On the one hand, there's a problem with that strategy: we cannot be sure what will happen in the future. Even when we feel certain about what is coming next, we simply cannot be sure. Especially given the way most of us worry, we then end up grieving about things that might never happen. In Philippians 4:6, the Apostle Paul encourages us not to be anxious about anything. In the Sermon on the Mount, Jesus tells us not to worry about tomorrow (Matthew 6:34). So dwelling on what might happen is clearly a problem.
On the other hand, some of what causes our sadness these days is the uncertainty itself. We don't, of course, know exactly what might happen next, but we are quite sure that the world is changing right before our eyes. Even as we quote Philippians 4:6 to ourselves and to others, we live with a deep sense of loss. And what we're losing is the world we thought we knew, the world where we felt at least marginally "at home."
According to David Kessler, what we're actually dealing with is grief. It's quite a label, but David Kessler is said to be "the world's foremost expert on grief." In a recent conversation, he explained that what many people are feeling these days is "anticipatory grief."
This is how he explains the deep discomfort many of us are carrying around these days:
Anticipatory grief is that feeling we get about what the future holds
when we're uncertain. Usually it centers on death.
We feel it when someone gets a dire diagnosis
or when we have the normal thought that we'll lose a parent someday.
Anticipatory grief is also more broadly imagined futures.
There is a storm coming.
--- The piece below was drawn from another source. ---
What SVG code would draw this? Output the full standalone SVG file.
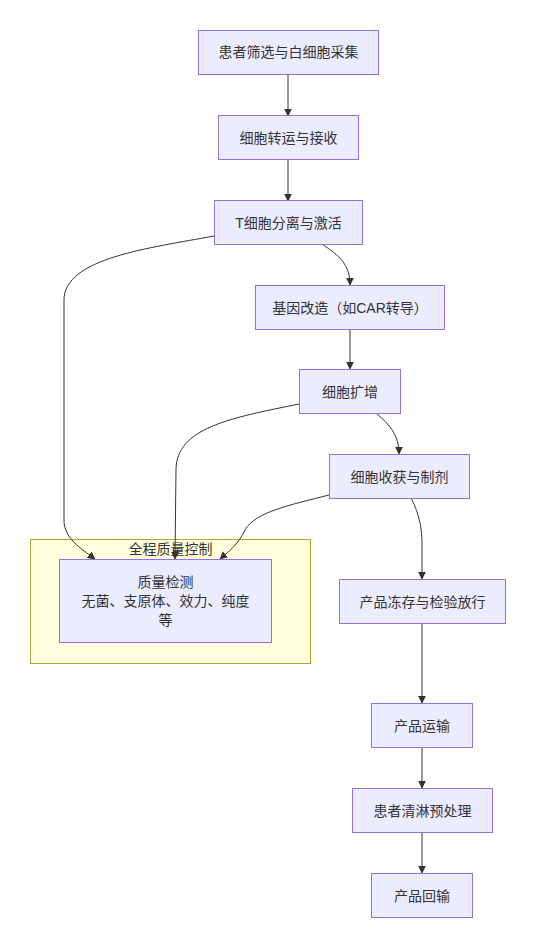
<svg xmlns="http://www.w3.org/2000/svg" width="536" height="948" viewBox="0 0 536 948">
<style>
.n rect{fill:#ececff;stroke:#9370db;stroke-width:1}
text{font-family:"Liberation Sans","Noto Sans CJK SC",sans-serif;font-size:14px;fill:#333;text-anchor:middle;dominant-baseline:central}
.e path{fill:none;stroke:#333;stroke-width:1;marker-end:url(#arr)}
</style>
<defs>
<marker id="arr" viewBox="0 0 10 10" refX="9" refY="5" markerUnits="userSpaceOnUse" markerWidth="8" markerHeight="8" orient="auto">
<path d="M0,0 L10,5 L0,10 z" fill="#333"/>
</marker>
</defs>
<rect width="536" height="948" fill="#fff"/>
<g id="cluster">
<rect x="30.5" y="539.5" width="280" height="124" fill="#ffffde" stroke="#aaaa33"/>
<text x="170.5" y="549">全程质量控制</text>
</g>
<g class="e" id="edges">
<path d="M288,74 L288,116"/>
<path d="M288,159 L288,201"/>
<path d="M322,244 C340,256 350,265 350,285"/>
<path d="M350,329 L350,369"/>
<path d="M376,413 C390,425 399,435 399,454"/>
<path d="M411,498 C420,515 422,530 422,545 L422,579"/>
<path d="M422,623 L422,703"/>
<path d="M422,747 L422,788"/>
<path d="M422,832 L422,873"/>
<path d="M214,236 C150,248 64,258 64,300 L64,520 C64,538 80,548 95,559"/>
<path d="M299,404 C230,418 176,428 176,470 L175,559"/>
<path d="M329,495 C290,505 255,512 245,530 C238,545 228,552 220,559"/>
</g>
<g class="n" id="n1"><rect x="198.5" y="30.5" width="180" height="44"/><text x="288.5" y="52">患者筛选与白细胞采集</text></g>
<g class="n" id="n2"><rect x="218.5" y="115.5" width="140" height="44"/><text x="288.5" y="137.5">细胞转运与接收</text></g>
<g class="n" id="n3"><rect x="214.5" y="200.5" width="148" height="44"/><text x="288.5" y="222.5">T细胞分离与激活</text></g>
<g class="n" id="n4"><rect x="255.5" y="285.5" width="189" height="44"/><text x="350" y="307.5">基因改造（如CAR转导）</text></g>
<g class="n" id="n5"><rect x="299.5" y="369.5" width="101" height="44"/><text x="350" y="391.5">细胞扩增</text></g>
<g class="n" id="n6"><rect x="329.5" y="454.5" width="140" height="44"/><text x="399.5" y="476.5">细胞收获与制剂</text></g>
<g class="n" id="n7"><rect x="339.5" y="579.5" width="166" height="44"/><text x="422.5" y="601.5">产品冻存与检验放行</text></g>
<g class="n" id="n8"><rect x="371.5" y="703.5" width="101" height="44"/><text x="422" y="725.5">产品运输</text></g>
<g class="n" id="n9"><rect x="352.5" y="788.5" width="140" height="44"/><text x="422.5" y="810.5">患者清淋预处理</text></g>
<g class="n" id="n10"><rect x="371.5" y="873.5" width="101" height="44"/><text x="422" y="895.5">产品回输</text></g>
<g class="n" id="qc"><rect x="59.5" y="559.5" width="212" height="83"/>
<text x="165.5" y="582">质量检测</text>
<text x="165.5" y="601">无菌、支原体、效力、纯度</text>
<text x="165.5" y="620">等</text>
</g>
</svg>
There's something bad out there.
With a virus, this kind of grief is so confusing for people.
Our primitive mind knows something bad is happening, but you can't see it.
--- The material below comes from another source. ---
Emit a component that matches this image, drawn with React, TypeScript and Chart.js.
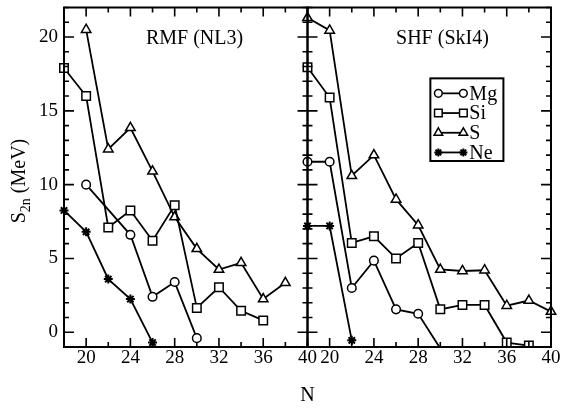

This breaks our sense of safety.
We're feeling that loss of safety.
David Kessler says it's a good idea to name what it is that we're feeling; he's pretty sure that it's grief. Grief about things that haven't happened yet. Grief that is already anticipating what might happen. Grief over the uncertainty of the future. (Honestly, wouldn't this be easier to deal with if we knew how long the chaos would last?) According to David Kessler, giving a name to what we're feeling and honestly admitting that this is hard is a good start.
But people of faith can go a few steps beyond that. We have a foundation that provides us with a place to stand. The core truths that we have lived with for years are a trustworthy anchor. And even as we recite the promises to ourselves, we surely must find ways to share these same promises with those around us -- in many case, with people who are trying to deal with their fears without the certainty of these marvelous promises.
God is at work. God is present.
God is aware. God loves us.
God holds us in his strong arms.
God delights in us. God is with us.
God is able.
God will never leave us.
Those certainties do NOT mean that we will never deal with grief. We all know what it's like to live in this world; we know that there is both sunshine and rain.
But we also know that we are not nearly as alone as we might feel. God is with us.
And because that's true, we should try not to worry too much about things that haven't happened yet. As Jesus reminded us, "each day has enough trouble of its own" (Matthew 6:34). And as people who love and follow this Jesus, it is our high privilege to live today . . . with hope and trust and confidence . . . and with deep, deep compassion for other people.
So pre-grieve if you must.
But don't let your pre-grieving get in the way of living your life today.